Deterministic Channel Coefficients

The case of deterministic channel coefficients is examined first because it is the simplest case, and because it corresponds to the assumptions made by previously published algorithms [3] which do not use any known apriori statistics for the channel. Unlike the other cases considered subsequently, for the deterministic channel we do not know the apriori mean of the coefficients, and as shown below, the E-step of the EM algorithm can not use $E[{\bf h}\vert{\bf r,B}]$.

If ${\bf h}$ is not random, then let $f({\bf h}) = \delta({\bf h}-{\bf g})$ where ${\bf g}$ is the deterministic but unknown value of ${\bf h}$, and $\delta ()$ represents an impulse function. In this case, $E[{\bf h}] = {\bf g}$, and using (12) to estimate ${\bf g}$ does not provide anything useful since it reduces to:

 

$$E[{\bf h}\vert{\bf r,B}] \int_{\bf h} {\bf h} ~ K_{\ref{eq:f(h... ...\vert{\bf r}-{\bf Bh}\vert^2} {\sigma^2} } \delta ({\bf h} - {\bf g}) d {\bf h}$$ =

$${\bf g} ~ K_{\ref{eq:f(h\vert r,B)}} ~ e^{- \frac {\vert{\bf r}-{\bf Bg}\vert^2} {\sigma^2} } = {\bf g} ,$$ = (19)

and ${\bf g}$ is unknown.

So to estimate ${\bf g}$ in this case, we must use an ad-hoc method.

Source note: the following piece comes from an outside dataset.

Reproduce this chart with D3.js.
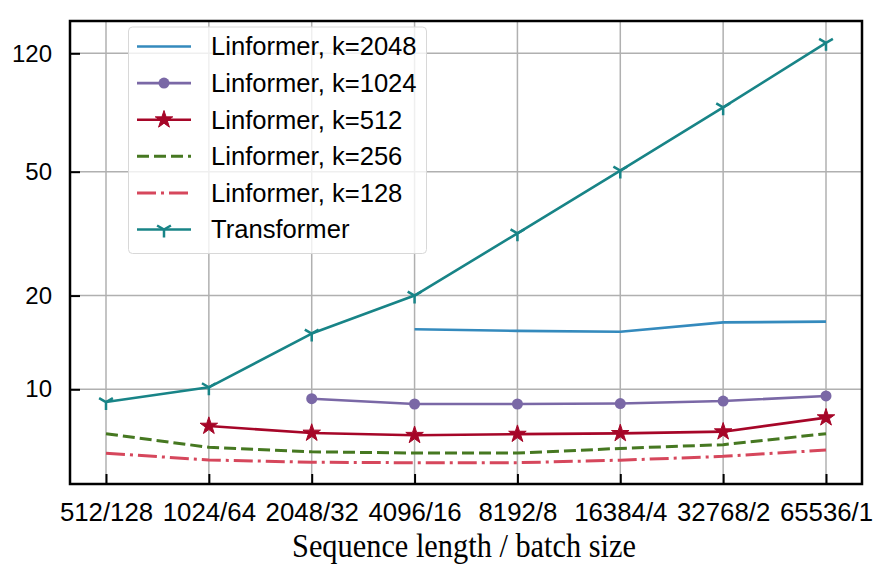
<!DOCTYPE html>
<html>
<head>
<meta charset="utf-8">
<script src="https://cdn.jsdelivr.net/npm/d3@7"></script>
<style>
  html, body { margin: 0; padding: 0; background: #fff; }
  svg { display: block; }
</style>
</head>
<body>
<svg id="chart" width="895" height="569"></svg>
<script>
// ---- data ----
const categories = ["512/128", "1024/64", "2048/32", "4096/16", "8192/8", "16384/4", "32768/2", "65536/1"];
const yTicks = [10, 20, 50, 120];
const seriesNames = ["Linformer, k=2048", "Linformer, k=1024", "Linformer, k=512", "Linformer, k=256", "Linformer, k=128", "Transformer"];
const k2048 = [null, null, null, 15.6, 15.4, 15.3, 16.4, 16.5];
const k1024 = [null, null, 9.33, 8.97, 8.97, 9.0, 9.17, 9.52];
const k512 = [null, 7.62, 7.24, 7.12, 7.18, 7.22, 7.31, 8.11];
const k256 = [7.2, 6.51, 6.30, 6.24, 6.24, 6.46, 6.64, 7.2];
const k128 = [6.23, 5.93, 5.83, 5.81, 5.81, 5.92, 6.09, 6.38];
const transformer = [9.1, 10.15, 15.1, 20.0, 31.7, 50.4, 80.5, 129.7];

// ---- styles ----
const styles = [
  { color: "#348ABD", dash: null, marker: null },
  { color: "#7A68A6", dash: null, marker: "circle" },
  { color: "#A60628", dash: null, marker: "star" },
  { color: "#467821", dash: "12,5", marker: null },
  { color: "#D6475C", dash: "19,5,3,5", marker: null },
  { color: "#188487", dash: null, marker: "tri" }
];
const allSeries = [k2048, k1024, k512, k256, k128, transformer];

const svg = d3.select("#chart");
const L = 70, R = 862, T = 21, B = 484;

const x = d3.scaleLinear().domain([-0.35, categories.length - 1 + 0.35]).range([L, R]);
const y = d3.scaleLog().domain([4.964, 152.4]).range([B, T]);

// grid
const grid = svg.append("g");
grid.selectAll("line.vx").data(categories).enter().append("line")
  .attr("x1", (d, i) => x(i)).attr("x2", (d, i) => x(i))
  .attr("y1", T).attr("y2", B)
  .attr("stroke", "#b0b0b0").attr("stroke-width", 1.5);
grid.selectAll("line.hy").data(yTicks).enter().append("line")
  .attr("x1", L).attr("x2", R)
  .attr("y1", d => y(d)).attr("y2", d => y(d))
  .attr("stroke", "#b0b0b0").attr("stroke-width", 1.5);

// axes
const xAxis = d3.axisBottom(x).tickValues(d3.range(categories.length))
  .tickFormat(i => categories[i]).tickSizeInner(-10).tickSizeOuter(0).tickPadding(19);
const gx = svg.append("g").attr("transform", `translate(0,${B})`).call(xAxis);
const yAxis = d3.axisLeft(y).tickValues(yTicks).tickFormat(d => d)
  .tickSizeInner(-10).tickSizeOuter(0).tickPadding(18);
const gy = svg.append("g").attr("transform", `translate(${L},0)`).call(yAxis);
[gx, gy].forEach(g => {
  g.select(".domain").remove();
  g.selectAll(".tick line").attr("stroke", "#000").attr("stroke-width", 2);
  g.selectAll(".tick text").attr("fill", "#000")
    .style("font-family", "'Liberation Sans', Arial, sans-serif");
});
gx.selectAll(".tick text").style("font-size", "25.8px");
gy.selectAll(".tick text").style("font-size", "24px");

// lines
const line = d3.line().defined(d => d != null).x((d, i) => x(i)).y(d => y(d));
const triPath = "M0,0L0,8M0,0L-6.9,-4M0,0L6.9,-4";
function drawMarker(g, type, color, cx, cy) {
  if (type === "circle") {
    g.append("circle").attr("cx", cx).attr("cy", cy).attr("r", 5.5).attr("fill", color);
  } else if (type === "star") {
    g.append("path").attr("d", d3.symbol().type(d3.symbolStar).size(95)())
      .attr("transform", `translate(${cx},${cy})`).attr("fill", color)
      .attr("stroke", color).attr("stroke-width", 1);
  } else if (type === "tri") {
    g.append("path").attr("d", triPath).attr("transform", `translate(${cx},${cy})`)
      .attr("fill", "none").attr("stroke", color).attr("stroke-width", 2.5);
  }
}
const plot = svg.append("g");
allSeries.forEach((data, si) => {
  const st = styles[si];
  const g = plot.append("g");
  g.append("path").datum(data).attr("d", line)
    .attr("fill", "none").attr("stroke", st.color)
    .attr("stroke-width", st.dash ? 3 : 2.6)
    .attr("stroke-dasharray", st.dash)
    .attr("stroke-linejoin", "round");
  if (st.marker) {
    data.forEach((v, i) => { if (v != null) drawMarker(g, st.marker, st.color, x(i), y(v)); });
  }
});

// frame
svg.append("rect").attr("x", L).attr("y", T).attr("width", R - L).attr("height", B - T)
  .attr("fill", "none").attr("stroke", "#000").attr("stroke-width", 2.5);

// legend
const lg = svg.append("g");
lg.append("rect").attr("x", 128.5).attr("y", 27).attr("width", 298).attr("height", 226.5)
  .attr("rx", 4).attr("fill", "#fff").attr("fill-opacity", 0.8)
  .attr("stroke", "#d8d8d8").attr("stroke-width", 1);
seriesNames.forEach((name, i) => {
  const st = styles[i];
  const cy = 46.5 + i * 36.6;
  lg.append("line").attr("x1", 137).attr("x2", 191).attr("y1", cy).attr("y2", cy)
    .attr("stroke", st.color).attr("stroke-width", st.dash ? 3 : 2.6)
    .attr("stroke-dasharray", st.dash);
  if (st.marker) drawMarker(lg, st.marker, st.color, 164, cy);
  lg.append("text").attr("x", 211).attr("y", cy).attr("dy", "0.35em")
    .style("font-family", "'Liberation Sans', Arial, sans-serif").style("font-size", "25.6px")
    .attr("fill", "#000").text(name);
});

// x label
svg.append("text").attr("x", 464).attr("y", 557).attr("text-anchor", "middle")
  .attr("textLength", 344).attr("lengthAdjust", "spacingAndGlyphs")
  .style("font-family", "'Liberation Serif', 'Times New Roman', serif").style("font-size", "34px")
  .attr("fill", "#000").text("Sequence length / batch size");
</script>
</body>
</html>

Note that given ${\bf r}$ and ${\bf B}$, ${\bf h}$ satisfies (2):

$${\bf r} = {\bf B h} + {\bf n} .$$ (20)

Taking the expected value of the right-hand-side of (20) with respect to ${\bf h}$ and $\bf n$ yields:

$${\bf r} = {\bf B g} ,$$ (21)

which can be solved for a linear least-square-error estimate of ${\bf g}$using the pseudo-inverse of ${\bf B}$:

$${\bf g} = {\bf B}^+ {\bf r} .$$ (22)

Note that this estimate of ${\bf g}$ is also a maximum-likelihood estimate of ${\bf h}$ given ${\bf r}$ and ${\bf B}$ since it maximizes $f({\bf r}\vert{\bf h},{\bf B})$(i.e. minimizes $\vert{\bf r} - {\bf B h}\vert^2$). Although producing an optimal estimate of the channel coefficients was not a goal in this EM algorithm, it does so anyway as a byproduct of the E-step.

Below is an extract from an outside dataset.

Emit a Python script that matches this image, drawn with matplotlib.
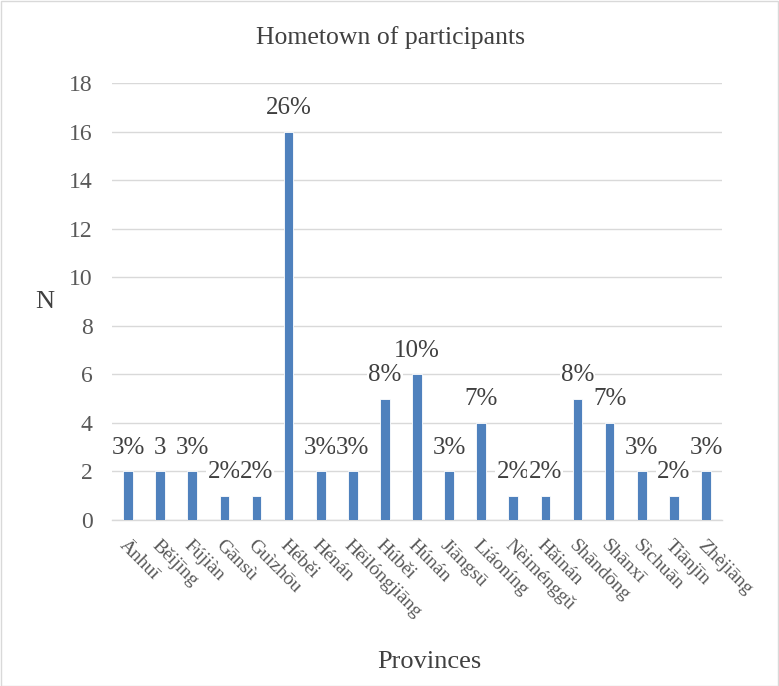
import matplotlib
matplotlib.use("Agg")
import matplotlib.pyplot as plt
from matplotlib.patches import Rectangle

provinces = ["Ānhuī", "Běijīng", "Fújiàn", "Gānsù", "Guìzhōu", "Héběi", "Hénán",
             "Hēilóngjiāng", "Húběi", "Húnán", "Jiāngsū", "Liáoníng", "Nèiménggǔ",
             "Hǎinán", "Shāndōng", "Shānxī", "Sìchuān", "Tiānjīn", "Zhèjiāng"]
counts = [2, 2, 2, 1, 1, 16, 2, 2, 5, 6, 2, 4, 1, 1, 5, 4, 2, 1, 2]
pct_labels = ["3%", "3", "3%", "2%", "2%", "26%", "3%", "3%", "8%", "10%", "3%",
              "7%", "2%", "2%", "8%", "7%", "3%", "2%", "3%"]
yticks = [0, 2, 4, 6, 8, 10, 12, 14, 16, 18]

plt.rcParams['font.family'] = ['Liberation Serif', 'DejaVu Serif']

fig = plt.figure(figsize=(7.79, 6.86), dpi=100)
ax = fig.add_axes([112/779, 1-520/686, (722-112)/779, (520-83)/686])

x = list(range(len(provinces)))
ax.bar(x, counts, width=0.3, color='#4f81bd', edgecolor='white', linewidth=0.6, zorder=3)

for xi, v, lab in zip(x, counts, pct_labels):
    ax.annotate(lab, (xi, v), xytext=(0, 9), textcoords='offset points',
                ha='center', va='bottom', fontsize=18, color='#404040', zorder=4,
                bbox=dict(boxstyle='square,pad=0.05', fc='white', ec='none'))

ax.set_xlim(-0.5, len(provinces) - 0.5)
ax.set_ylim(0, 18)
ax.set_yticks(yticks)
ax.yaxis.grid(True, color='#d9d9d9', linewidth=1, zorder=0)
ax.set_axisbelow(True)
for s in ['top', 'right', 'left']:
    ax.spines[s].set_visible(False)
ax.spines['bottom'].set_color('#d9d9d9')
ax.spines['bottom'].set_linewidth(1)
ax.spines['bottom'].set_zorder(2)
ax.tick_params(axis='y', length=0, labelsize=17, labelcolor='#595959', pad=14)
ax.tick_params(axis='x', length=0, labelsize=14, labelcolor='#595959', pad=12)
ax.set_xticks(x)
ax.set_xticklabels(provinces, rotation=-45, ha='left', va='top', rotation_mode='anchor')

ax.set_ylabel('N', fontsize=19, color='#404040', rotation=0, va='center')
ax.yaxis.set_label_coords(-0.11, 0.5)
ax.set_xlabel('Provinces', fontsize=19, color='#404040', va='center')
ax.xaxis.set_label_coords((429-112)/(722-112), -(662-520)/(520-83))
fig.text(390/779, 1-38/686, 'Hometown of participants', ha='center', va='center',
         fontsize=18.5, color='#404040')

fig.patches.append(Rectangle((0.5/779, 0.5/686), 1-1.5/779, 1-1.5/686, transform=fig.transFigure,
                             fill=False, ec='#d9d9d9', lw=1))

fig.savefig('out.png', dpi=100, facecolor='white')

In this case, ${\bf G} = 0$, and the Viterbi algorithm incremental cost function from (18) becomes:

$$V_k = \vert r_k - {\bf a}_k^T {\bf g}\vert^2 = \vert r_k - {\bf a}_k^T {\bf B}^+ {\bf r}\vert^2 .$$ (23)

Referring to the general EM algorithm described above, in the E-step use (22) to estimate ${\bf g}$ and in the M-step use the Viterbi algorithm with incremental cost function (23) to estimate ${\bf A}$.

In step 1 of the EM algorithm, we could initialize ${\bf B}$ randomly, or to all 1's, etc. But to reduce the number of iterations required, and to help the algorithm converge to a proper solution, it is better to initialize ${\bf B}$ with some reasonable estimate of ${\bf A}$. This can be done, for example, by initially using a pure delay channel, i.e. using ${\bf g} = [0 ~ \ldots ~ 0 ~ 1 ~ 0 ~ \ldots ~ 0]^T$ in (23), then using the Viterbi algorithm to estimate ${\bf A}$, then setting ${\bf B}$ to this estimate of ${\bf A}$.

This EM algorithm is equivalent to previously published algorithms for optimal joint sequence and channel estimation [3], but the derivation here provides a mathematical basis for understanding this algorithm in the context of MLSE by marginalizing over the channel parameters.